This content is outdated. This version of the Well-Architected Framework is now found at: https://docs.aws.amazon.com/en_us/wellarchitected/2022-03-31/framework/operational-excellence.html

OPS 11: How do you evolve operations?

Dedicate time and resources for continuous incremental improvement to evolve the effectiveness and efficiency of your operations.

Best Practices:

Improvement Plan

Have a process for continuous improvement

  • Define processes for continuous improvement: Regularly evaluate and prioritize opportunities for improvement to focus efforts where they provide the greatest benefits. Implement changes to improve and evaluate the outcomes to determine success. If the outcomes do not satisfy the goals, and the improvement is still a priority, iterate using alternative courses of action. Your operations processes should include dedicated time and resources to make continuous incremental improvements possible.
  • Perform post-incident analysis

  • Use a process to determine contributing factors: Review all customer impacting incidents.
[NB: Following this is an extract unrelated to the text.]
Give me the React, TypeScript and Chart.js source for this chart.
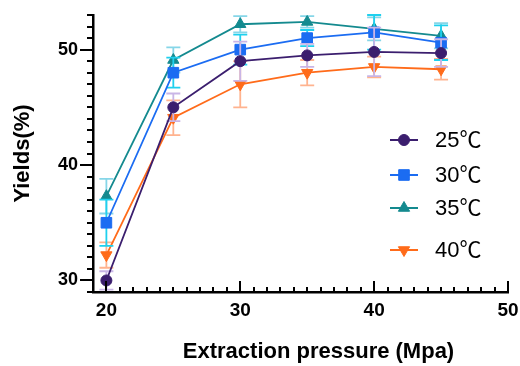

Have a process to identify and document the contributing factors of an incident so that you can develop mitigations to limit or prevent recurrence and you can develop procedures for prompt and effective responses. Communicate root cause as appropriate, tailored to target audiences.
  • Implement feedback loops

  • Feedback loops: Have procedures embedded in your operations activities to capture feedback from their execution and to identify areas for improvement.
  • Perform Knowledge Management

  • Knowledge Management: Ensure mechanisms exist for your team members to discover the information that they are looking for in a timely manner, access it, and identify that it’s current and complete. Maintain mechanisms to identify needed content, content in need of refresh, and content that should be archived so that it’s no longer referenced.
  • Define drivers for improvement

  • Understand drivers for improvement: You should only make changes to a system when a desired outcome is supported.
  • Validate insights

  • Validate Insights: Engage with business owners and subject matter experts to ensure there is common understanding and agreement of the meaning of the data you have collected. Identify additional concerns, potential impacts, and determine a courses of action.
  • Perform operations metrics reviews

  • Operations metrics reviews: Regularly perform retrospective analysis of operations metrics with cross-team participants from different areas of the business. Engage stakeholders, including the business, development, and operations teams, to validate your findings from immediate feedback and retrospective analysis, and to share lessons learned. Use their insights to identify opportunities for improvement and potential courses of action.
    Amazon CloudWatch
    Using Amazon CloudWatch metrics
    Publish custom metrics
    Amazon CloudWatch metrics and dimensions reference
  • Document and share lessons learned

  • Document and share lessons learned: Have procedures to document the lessons learned from the execution of operations activities and retrospective analysis so that they can be used by other teams.
  • Allocate time to make improvements

  • Allocate time to make improvements: Dedicate time and resources within your processes to make continuous incremental improvements possible. Implement changes to improve and evaluate the results to determine success. If the results do not satisfy the goals, and the improvement is still a priority, pursue alternative courses of action.